Mr. Suzuki was in the sushi restaurant business. By nature, he was bold and ready to take chances. Mr. Suzuki happened to be my friend. Almost 15 years ago, he was one of the first business persons who established a sushi restaurant in his home town. The idea of a sushi restaurant was not new. It is a very traditional business in Japan. However, almost 15 years ago, someone started the concept of “Kaiten” (revolving) sushi.
In short, the restaurant sets up a conveyer which surrounds sushi chefs situated in the center, and the conveyer moves in a clockwise direction. Sushi chefs make sushi and place a pair of sushi onto a plate. There are several different colors of plates and the color of the plate determines the price of the sushi you choose to eat. A conveyer moves sushi plates in front of you and you get to choose your favorite sushi. You pay based on the number and color of the plates that you pick up from the conveyer.
Kaiten sushi is cheaper and simpler. The average meal time is about 15 to 30 minutes. People eat steadily and leave. This gives a restaurant good revenue and good gross profits.
Mr. Suzuki put his first Kaiten sushi restaurant on one of the two main streets of his home town in Japan. His Kaiten sushi restaurant was the first in the town and it immediately attracted a huge crowd. Instantly, his restaurant generated a significant amount of cash. He was grossing almost $300,000 a month. Within a year, he went on to establish the next Kaiten sushi restaurant on a different main street. This was also a big success. For the first three years, he enjoyed great revenues and significant profits.
Well, good days do not last too long. By observing his tremendous success in his home town, a much larger sushi restaurant enterprise decided to enter the market. Soon on the two main streets of Mr. Suzuki’s home town, there were more than ten Kaiten sushi restaurants. Those restaurants look newer and are bigger and more attractive. Obviously, a large company had more cash to spend than Mr. Suzuki. Within several blocks, many new Kaiten sushi restauranst popped up.
Mr. Suzuki started losing money. Without customers, he could not pay the salaries of his employees, utility costs, fish for Sushi, etc. Within six months, he went bankrupt.
Mr. Suzuki’s dark days started. He had to ask for money from his family members because banks would not lend him any money. He talked to his friends about how he would turn around his business. However, the answer did not come to him easily.
One day, he was riding a train. In Japan, a train is one of the major modes of transportation. Often, a commercial builder builds a building on top of a populous train station. The reason is simple. You can guarantee the flow of commuters. Once you set up a building on top of a busy train station and establish various shops and restaurants, there will be at least a certain level of customer traffic. People who use trains want to shop or eat conveniently in the building connected to the station.
Mr. Suzuki thought about building his Kaiten sushi restaurant in the building. After all, the building owner does not want the same types of restaurants in one building. Instead, he wants to have a good variety of restaurants so that the commuters have choices and can satisfy their appetites.

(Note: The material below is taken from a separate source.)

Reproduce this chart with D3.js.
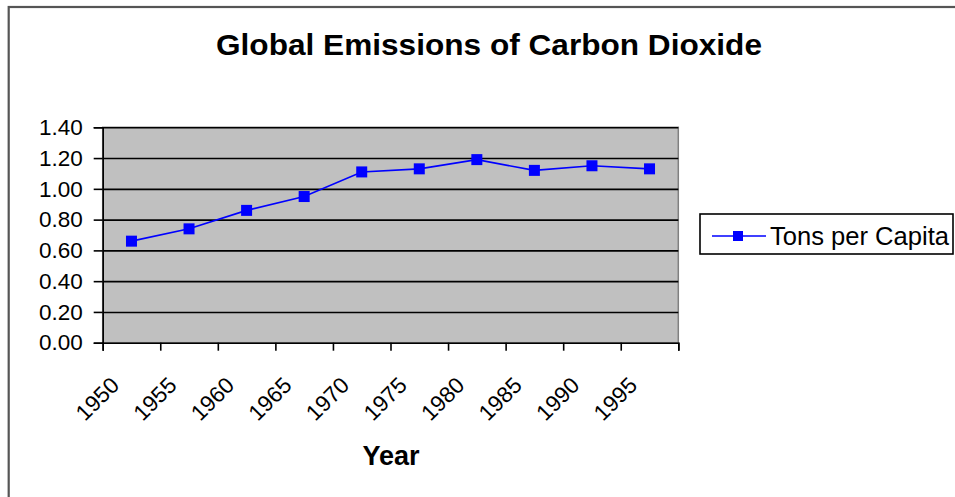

If the building owner did not allow a second Kaiten sushi restaurant and if his restaurant is the first restaurant in the building, Mr. Suzuki would not have to worry about a bigger and stronger company destroying his sushi business like before on the two main streets of his home town.
So he scrapped losing money on the Kaiten sushi restaurants in town and started focusing on building Kaiten sushi restaurants in the train station buildings. Today, he has six Kaiten sushi restaurants in his state (prefecture in Japan) and enjoys healthy sales growth and profits.
This leads to my discussion of segmentation. If you are a business owner, you have to clearly identify the market with which you conduct your business. In Mr. Suzuki’s case, he segmented his business to buildings on top of larger train stations. With his business model, he generally does not worry about competition like he had to do on the wide open streets. He successfully segmented his playing field so that he could ensure his success.
When you start your business, you have to choose a market in which you can sustain your growth for a long time. Let me give you another example. Many businesses focus on China, the world’s most populous country. Also, many focus on Shanghai, the most populous city in the world. Many people forget the fact that large corporations and many competitors are also focusing on Shanghai.
Once you establish your new business in Shanghai, you face an unbelievable amount of competition in the form of businesses with more cash and more resources. I am not saying that you, as a small business, cannot survive in Shanghai. What I am saying is that you have to carve out a playing field like Mr. Suzuki, so that you can stay profitable. The segmentation or focus can be a different side of town, only certain sections, a certain age group, an ethnic group, one gender or another, etc. In other words, you focus on the segment with which you can keep winning. You can conquer other segments after you establish your successful status in the first segment.
You can also consider a smaller town in China that your competitors do not pay attention to. This is another idea for segmentation.
Another tip is that you have to work this out quietly. You do not want your competitors to learn or know your secret strategy. Mr. Suzuki ensured that no one knew his plan of focusing on train station buildings until after he was done establishing his sixth restaurant.
So, let me ask you: What is your market segment and what are your secrets of sustaining your revenues and gross profits?